(WRITTEN TASK): Locate the word "this" in the entries below, then gather every line that holds it.

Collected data
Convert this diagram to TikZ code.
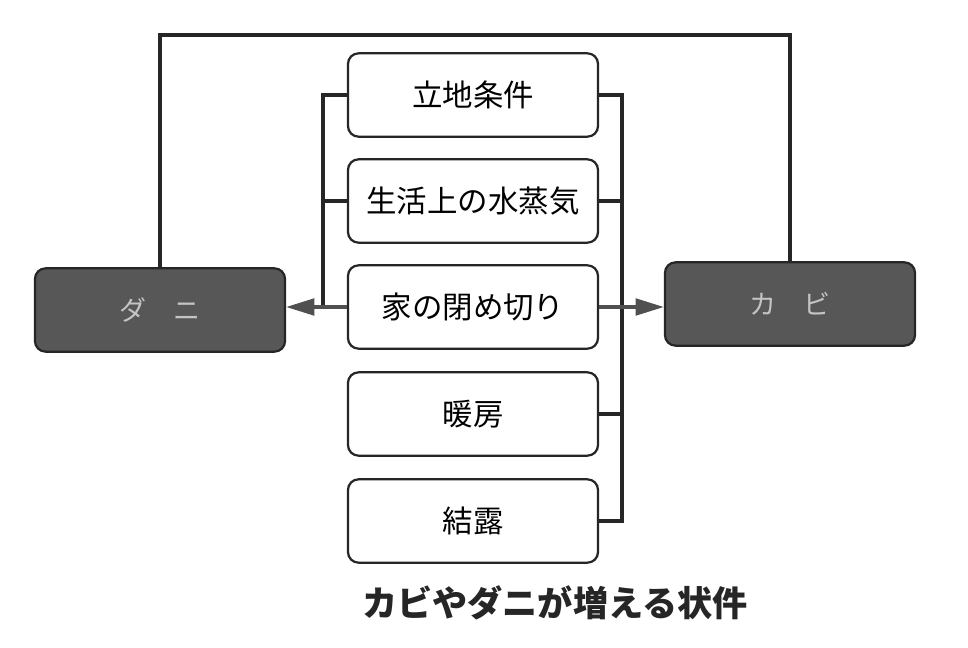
\documentclass[tikz,border=0pt]{standalone}
\usepackage{fontspec}
\newfontfamily\cjk{Noto Sans CJK JP}
\usetikzlibrary{arrows.meta, positioning, calc}
\definecolor{ink}{HTML}{262626}
\definecolor{slate}{HTML}{575757}
\definecolor{pale}{HTML}{C4C4C4}
\definecolor{tipgray}{HTML}{505050}
\tikzset{
  cond/.style={rectangle, rounded corners=9pt, draw=ink, line width=1.9pt, fill=white,
    font=\cjk\fontsize{26}{30}\selectfont, minimum width=7.5cm, minimum height=2.5cm,
    align=center, inner sep=2pt},
  pest/.style={rectangle, rounded corners=9pt, draw=ink, line width=1.9pt, fill=slate,
    text=pale, font=\cjk\fontsize{23}{27}\selectfont, minimum width=7.5cm, minimum height=2.5cm,
    align=center, inner sep=2pt},
  bus/.style={draw=ink, line width=2.8pt},
  ar/.style={draw=tipgray, line width=2.8pt, -{Triangle[length=0.85cm, width=0.5cm]}},
  captxt/.style={font=\cjk\bfseries\fontsize{30}{34}\selectfont, text=ink},
}

\begin{document}
\begin{tikzpicture}[x=0.03cm, y=-0.03cm]
\useasboundingbox (0,0) rectangle (968,648);

\node[pest] (dani) at (160,310) {ダ　ニ};
\node[pest] (kabi) at (790,304) {カ　ビ};

\node[cond] (site)  at (473,95)  {立地条件};
\node[cond] (steam) at (473,201) {生活上の水蒸気};
\node[cond] (shut)  at (473,307) {家の閉め切り};
\node[cond] (heat)  at (473,414) {暖房};
\node[cond] (dew)   at (473,521) {結露};

\node[captxt] (title) at (555,603) {カビやダニが増える状件};

% left bus
\coordinate (lbus) at (323,0);
\draw[bus] (site.west) -- (site.west -| lbus) -- (shut.west -| lbus);
\draw[bus] (steam.west) -- (steam.west -| lbus);
% right bus
\coordinate (rbus) at (622,0);
\draw[bus] (site.east) -- (site.east -| rbus) -- (dew.east -| rbus) -- (dew.east);
\foreach \n in {steam, heat}
  \draw[bus] (\n.east) -- (\n.east -| rbus);

% arrows to the pests
\draw[ar] (shut.west) -- (shut.west -| dani.east);
\draw[ar] (shut.east) -- (shut.east -| kabi.west);

% top link
\coordinate (topbar) at (0,35);
\draw[bus] (dani.north) -- (dani.north |- topbar) -- (kabi.north |- topbar) -- (kabi.north);

\end{tikzpicture}
\end{document}
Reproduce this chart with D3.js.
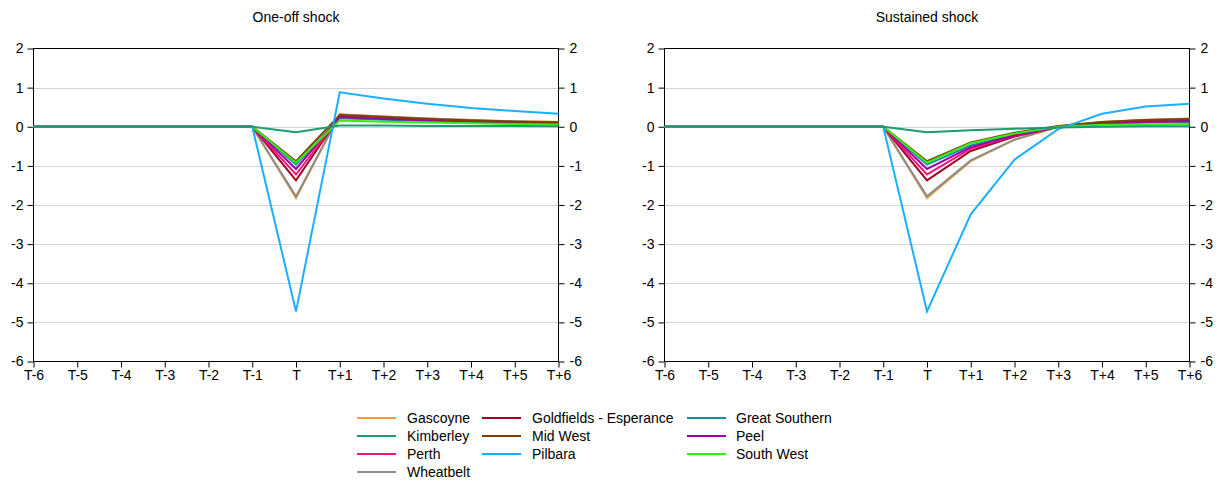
<!DOCTYPE html>
<html><head><meta charset="utf-8">
<script src="https://cdn.jsdelivr.net/npm/d3@7"></script>
<style>body{margin:0;background:#fff}svg{display:block}text{font-family:"Liberation Sans",Arial,sans-serif;fill:#000}</style>
</head><body><svg id="c" width="1221" height="482"></svg>
<script>
const periods = ["T-6","T-5","T-4","T-3","T-2","T-1","T","T+1","T+2","T+3","T+4","T+5","T+6"];
const regions = ["Gascoyne","Goldfields - Esperance","Great Southern","Kimberley","Mid West","Peel","Perth","Pilbara","South West","Wheatbelt"];
const colors = ["#FF9A2E","#A50021","#12909E","#1E9A6E","#7F3F00","#A000A8","#F0187F","#1AAFFF","#33EE11","#8C8C8C"];
const yTicks = [2,1,0,-1,-2,-3,-4,-5,-6];
const panelTitles = ["One-off shock","Sustained shock"];
const z = [0,0,0,0,0,0];
// One-off shock
const oneOff = [
  z.concat([-1.82,0.32,0.26,0.21,0.17,0.14,0.12]),
  z.concat([-1.37,0.27,0.22,0.18,0.15,0.12,0.10]),
  z.concat([-0.97,0.22,0.18,0.15,0.12,0.10,0.08]),
  z.concat([-0.14,0.03,0.03,0.02,0.02,0.02,0.01]),
  z.concat([-0.88,0.30,0.25,0.20,0.16,0.13,0.11]),
  z.concat([-1.08,0.25,0.20,0.17,0.14,0.11,0.09]),
  z.concat([-1.22,0.25,0.21,0.17,0.14,0.12,0.10]),
  z.concat([-4.72,0.88,0.72,0.59,0.48,0.40,0.33]),
  z.concat([-0.92,0.16,0.13,0.11,0.09,0.07,0.06]),
  z.concat([-1.78,0.31,0.26,0.21,0.17,0.14,0.12])
];
// Sustained shock
const sustained = [
  z.concat([-1.82,-0.88,-0.33,0.00,0.12,0.18,0.21]),
  z.concat([-1.37,-0.62,-0.25,0.00,0.10,0.14,0.16]),
  z.concat([-0.97,-0.48,-0.20,0.00,0.08,0.11,0.12]),
  z.concat([-0.14,-0.09,-0.05,-0.02,0.00,0.01,0.01]),
  z.concat([-0.88,-0.40,-0.15,0.02,0.12,0.17,0.20]),
  z.concat([-1.08,-0.52,-0.22,0.00,0.09,0.13,0.15]),
  z.concat([-1.22,-0.56,-0.23,0.00,0.09,0.12,0.15]),
  z.concat([-4.72,-2.24,-0.84,-0.06,0.33,0.52,0.59]),
  z.concat([-0.92,-0.42,-0.17,0.00,0.05,0.06,0.07]),
  z.concat([-1.78,-0.86,-0.33,0.00,0.12,0.17,0.20])
];
const drawOrder = [2,0,9,1,6,5,4,8,7,3];

const svg = d3.select("#c");
const panels = [{x0:33.5,x1:558.5,data:oneOff,title:panelTitles[0]},{x0:664.5,x1:1189.5,data:sustained,title:panelTitles[1]}];
const y = d3.scaleLinear().domain([-6,2]).range([361.5,48.5]);
const fmt = d => String(d);

panels.forEach(p=>{
  const x = d3.scalePoint().domain(periods).range([p.x0,p.x1]);
  const g = svg.append("g");
  g.append("text").attr("x",(p.x0+p.x1)/2).attr("y",22).attr("text-anchor","middle").style("font-size","14px").text(p.title);
  // grid
  g.selectAll("line.grid").data(yTicks.filter(t=>t>-6&&t<2)).enter().append("line")
    .attr("x1",p.x0).attr("x2",p.x1).attr("y1",d=>Math.round(y(d))+0.5).attr("y2",d=>Math.round(y(d))+0.5)
    .attr("stroke","#d4d4d4").attr("stroke-width",1);
  // axes
  const la = g.append("g").attr("transform",`translate(${p.x0},0)`).call(d3.axisLeft(y).tickValues(yTicks).tickFormat(fmt).tickSize(6).tickPadding(4));
  const ra = g.append("g").attr("transform",`translate(${p.x1},0)`).call(d3.axisRight(y).tickValues(yTicks).tickFormat(fmt).tickSize(6).tickPadding(5));
  const ba = g.append("g").attr("transform",`translate(0,${y(-6)})`).call(d3.axisBottom(x).tickSize(6).tickPadding(3));
  [la,ra,ba].forEach(a=>{a.select(".domain").remove();a.selectAll("text").style("font-size","14px").attr("font-family",null);a.selectAll("line").attr("stroke","#000");});
  g.append("rect").attr("x",p.x0).attr("y",y(2)).attr("width",p.x1-p.x0).attr("height",y(-6)-y(2))
    .attr("fill","none").attr("stroke","#000").attr("stroke-width",1);
  const line = d3.line().x((d,i)=>x(periods[i])).y(d=>y(d));
  drawOrder.forEach(k=>{
    g.append("path").datum(p.data[k]).attr("d",line).attr("fill","none")
      .attr("stroke",colors[k]).attr("stroke-width",2).attr("stroke-linejoin","miter");
  });
});

// legend
const legCols = [[357,407],[482,532],[687,736]];
const legRows = [418,436,454,472];
const legendPos = [[0,0],[1,0],[2,0],[0,1],[1,1],[2,1],[0,2],[1,2],[2,2],[0,3]];
const lg = svg.append("g");
regions.forEach((r,i)=>{
  const [c,rw]=legendPos[i];
  const [lx,tx]=legCols[c]; const ly=legRows[rw];
  lg.append("line").attr("x1",lx).attr("x2",lx+39).attr("y1",ly).attr("y2",ly).attr("stroke",colors[i]).attr("stroke-width",2);
  lg.append("text").attr("x",tx).attr("y",ly+5).style("font-size","14px").text(r);
});
</script></body></html>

(WRITTEN SOLUTION):
Convert this diagram to TikZ code.
Reproduce this chart with D3.js.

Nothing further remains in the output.